Le corps ne s’apprend pas
Par nature, le corps échappe à tout cela. Il ne vit pas dans les schémas, ni dans les mots, ni dans les images.
Il vit ailleurs. Il n’est pas un objet de connaissance. Il est un sujet d’expérience. Non pas quelque chose à étudier, mais quelque chose à explorer. Non pas à maîtriser, mais à rencontrer.
Le corps réel est dynamique, vivant, inconnu. Il ne parle ni par des théories, ni par des images. Il parle par des sensations. Et les sensations ne se décrivent pas. Dès que nous essayons de les nommer, nous les trahissons déjà. Elles ne peuvent qu’être ressenties — brutes, sans mots, vierges.
Du savoir emprunté à l’expérience directe
Toutes les cartes, tous les modèles, tous les « systèmes » sont des héritages. Nous croyons savoir ce qu’est notre corps parce qu’on nous l’a dit. Mais le corps que nous vivons n’est pas celui que nous avons appris. Et cette différence est essentielle.

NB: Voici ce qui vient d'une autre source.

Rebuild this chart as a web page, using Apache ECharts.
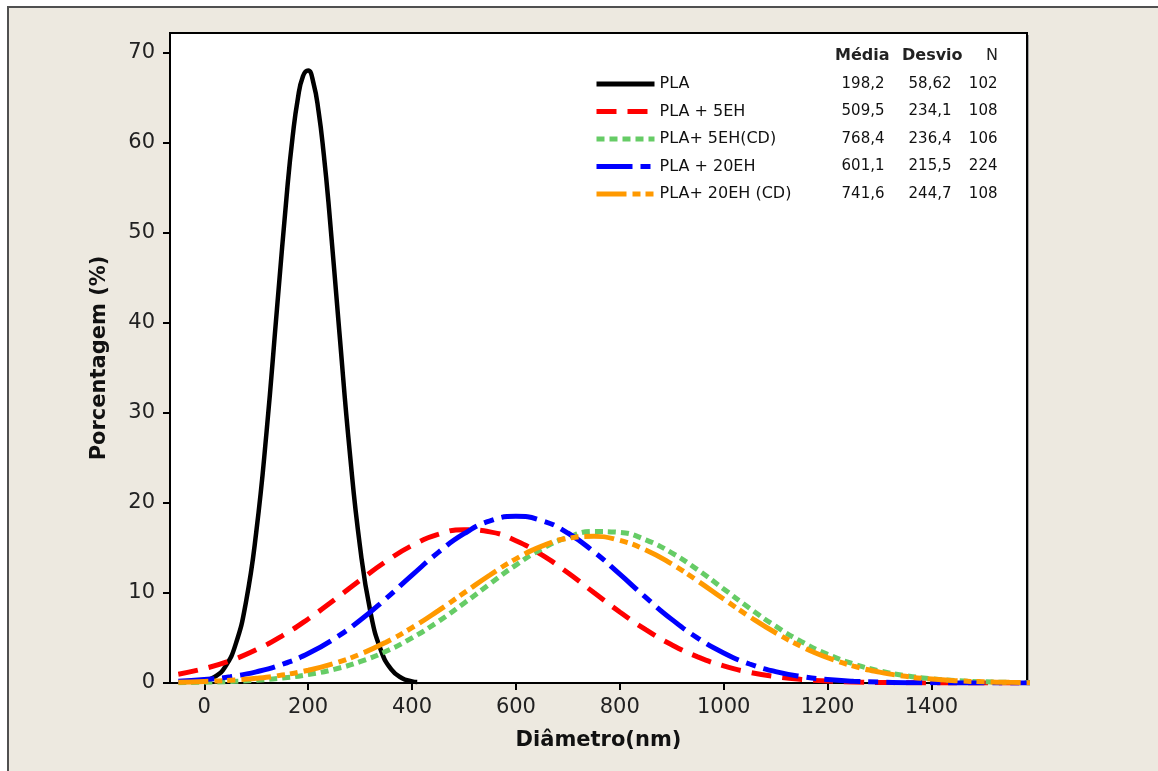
<!DOCTYPE html>
<html>
<head>
<meta charset="utf-8">
<script src="https://cdn.jsdelivr.net/npm/echarts@6/dist/echarts.min.js"></script>
<style>
html,body{margin:0;padding:0;background:#fff;}
#chart{width:1158px;height:771px;}
</style>
</head>
<body>
<div id="chart"></div>
<script>
// ---- data ----
const seriesNames = ['PLA', 'PLA + 5EH', 'PLA+ 5EH(CD)', 'PLA + 20EH', 'PLA+ 20EH (CD)'];
const means = [198.2, 509.5, 768.4, 601.1, 741.6];
const stdevs = [58.62, 234.1, 236.4, 215.5, 244.7];
const counts = [102, 108, 106, 224, 108];

const xTicks = [0, 200, 400, 600, 800, 1000, 1200, 1400];
const yTicks = [0, 10, 20, 30, 40, 50, 60, 70];

// x positions (nm) of the narrow PLA curve
const xPLA = [0, 20, 40, 60, 80, 100, 120, 140, 160, 170, 180, 190, 200, 210, 220, 230, 240, 260, 280, 300, 320, 340, 360, 380, 400, 410];
const yPLA = [0.22, 0.67, 1.78, 4.23, 8.91, 16.73, 27.95, 41.58, 55.04, 60.62, 64.86, 67.40, 68.03, 66.69, 63.52, 58.75, 52.79, 39.04, 25.71, 15.07, 7.86, 3.65, 1.51, 0.55, 0.18, 0.10];

// x positions (nm) of the broad curves
const xBroad = [-50, 0, 50, 100, 150, 200, 250, 300, 350, 400, 450, 500, 550, 600, 650, 700, 750, 800,
  850, 900, 950, 1000, 1050, 1100, 1150, 1200, 1250, 1300, 1350, 1400, 1450, 1500, 1550, 1600];
const y5EH = [0.98, 1.60, 2.48, 3.69, 5.24, 7.11, 9.22, 11.42, 13.51, 15.27, 16.50, 17.03, 16.79, 15.81, 14.23, 12.24, 10.05, 7.89,
  5.92, 4.24, 2.90, 1.90, 1.19, 0.71, 0.40, 0.22, 0.11, 0.06, 0.03, 0.01, 0.00, 0.00, 0.00, 0.00];
const y5EHCD = [0.04, 0.09, 0.17, 0.31, 0.55, 0.94, 1.52, 2.37, 3.52, 5.01, 6.81, 8.86, 11.02, 13.10, 14.89, 16.19, 16.83, 16.73,
  15.90, 14.46, 12.57, 10.45, 8.30, 6.31, 4.59, 3.19, 2.12, 1.35, 0.82, 0.48, 0.26, 0.14, 0.07, 0.03];
const y20EH = [0.19, 0.38, 0.70, 1.24, 2.07, 3.27, 4.91, 6.97, 9.39, 11.98, 14.48, 16.58, 18.00, 18.51, 18.04, 16.66, 14.58, 12.09,
  9.50, 7.07, 4.99, 3.34, 2.11, 1.27, 0.72, 0.39, 0.20, 0.10, 0.04, 0.02, 0.01, 0.00, 0.00, 0.00];
const y20EHCD = [0.09, 0.17, 0.30, 0.52, 0.88, 1.41, 2.17, 3.20, 4.53, 6.15, 8.01, 10.01, 12.00, 13.79, 15.20, 16.07, 16.29, 15.84,
  14.78, 13.22, 11.34, 9.33, 7.37, 5.58, 4.05, 2.82, 1.88, 1.21, 0.74, 0.44, 0.25, 0.13, 0.07, 0.03];

// ---- styles ----
const colors = ['#000000', '#ff0000', '#66cc66', '#0000ff', '#ff9900'];
const dashes = ['solid', [20, 11], [8, 5], [36, 8, 10, 8], [30, 6, 8, 5, 8, 6]];
const widths = [4.5, 5, 5, 5, 5];
const FONT = '"DejaVu Sans", sans-serif';

function pairs(xs, ys) { return xs.map((x, i) => [x, ys[i]]); }
const allY = [yPLA, y5EH, y5EHCD, y20EH, y20EHCD];
const allX = [xPLA, xBroad, xBroad, xBroad, xBroad];
const fmt = v => String(v).replace('.', ',');

const series = seriesNames.map((name, i) => ({
  name: name,
  type: 'line',
  data: pairs(allX[i], allY[i]),
  smooth: 0.5,
  showSymbol: false,
  symbol: 'none',
  clip: true,
  color: colors[i],
  lineStyle: { color: colors[i], width: widths[i], type: dashes[i], cap: 'butt' },
  emphasis: { disabled: true }
}));

const chart = echarts.init(document.getElementById('chart'), null, { renderer: 'canvas' });
chart.setOption({
  animation: false,
  backgroundColor: '#ffffff',
  textStyle: { fontFamily: FONT },
  graphic: [
    { type: 'rect', z: -100, silent: true,
      shape: { x: 8, y: 7, width: 1200, height: 800 },
      style: { fill: '#ede9e0', stroke: '#505050', lineWidth: 2 } },
    { type: 'rect', z: -50, silent: true,
      shape: { x: 1027, y: 35, width: 2, height: 650 },
      style: { fill: '#a0a0a0' } },
    { type: 'text', left: 835, top: 48, style: { text: 'Média', font: 'bold 16px ' + FONT, fill: '#222' } },
    { type: 'text', left: 902, top: 48, style: { text: 'Desvio', font: 'bold 16px ' + FONT, fill: '#222' } },
    { type: 'text', left: 986, top: 48, style: { text: 'N', font: '16px ' + FONT, fill: '#222' } }
  ],
  grid: {
    left: 170, right: 131, top: 33, bottom: 88,
    show: true, backgroundColor: '#ffffff', borderColor: '#000', borderWidth: 2
  },
  legend: {
    show: true,
    orient: 'vertical',
    left: 589, top: 69,
    itemWidth: 58, itemHeight: 8,
    itemGap: 7.5,
    selectedMode: false,
    data: seriesNames,
    itemStyle: { opacity: 0 },
    lineStyle: { width: 5 },
    formatter: function (name) {
      const i = seriesNames.indexOf(name);
      return '{n|' + name + '}{m|' + fmt(means[i]) + '}{s|' + fmt(stdevs[i]) + '}{c|' + counts[i] + '}';
    },
    textStyle: {
      fontFamily: FONT, fontSize: 16, color: '#111', lineHeight: 20,
      rich: {
        n: { width: 167, align: 'left', fontSize: 16, fontFamily: FONT, color: '#111' },
        m: { width: 58, align: 'right', fontSize: 15, fontFamily: FONT, color: '#111' },
        s: { width: 67, align: 'right', fontSize: 15, fontFamily: FONT, color: '#111' },
        c: { width: 46, align: 'right', fontSize: 15, fontFamily: FONT, color: '#111' }
      }
    }
  },
  xAxis: {
    type: 'value',
    min: -66, max: 1584,
    name: 'Diâmetro(nm)',
    nameLocation: 'middle',
    nameGap: 47,
    nameTextStyle: { fontFamily: FONT, fontSize: 21, fontWeight: 'bold', color: '#111' },
    axisLine: { show: true, onZero: false, lineStyle: { color: '#000', width: 2 } },
    axisTick: { show: true, inside: false, length: 7, customValues: xTicks, lineStyle: { color: '#000', width: 2 } },
    axisLabel: { customValues: xTicks, formatter: v => String(v), margin: 14, fontFamily: FONT, fontSize: 21, color: '#222' },
    splitLine: { show: false }
  },
  yAxis: {
    type: 'value',
    min: 0, max: 72.2,
    name: 'Porcentagem (%)',
    nameLocation: 'middle',
    nameRotate: 90,
    nameGap: 60,
    nameTextStyle: { fontFamily: FONT, fontSize: 21, fontWeight: 'bold', color: '#111' },
    axisLine: { show: true, onZero: false, lineStyle: { color: '#000', width: 2 } },
    axisTick: { show: true, inside: false, length: 7, customValues: yTicks, lineStyle: { color: '#000', width: 2 } },
    axisLabel: { customValues: yTicks, formatter: v => String(v), margin: 15, fontFamily: FONT, fontSize: 21, color: '#222' },
    splitLine: { show: false }
  },
  series: series
});
</script>
</body>
</html>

Car tant que nous abordons le corps à travers un savoir de seconde main, nous restons exilés de sa vérité vivante.Nous continuerons de le traiter comme un outil, une machine ou un obstacle, alors qu’il est en réalité notre première et notre dernière preuve d’existence.
Une rencontre d’un autre ordre
Rencontrer le corps tel qu’il est, c’est abandonner ce que nous croyons savoir. C’est l’approcher dans une attitude de découverte, pas de maîtrise. Avec une attention nue, sans croyances héritées. Avec l’humilité du non-savoir.
Quand nous nous reposons dans cette présence — dans le corps dépouillé des images et des concepts — la dualité entre chair et esprit s’évanouit. Nous ne sommes plus un esprit enfermé dans un corps. Nous sommes le mystère vivant lui-même.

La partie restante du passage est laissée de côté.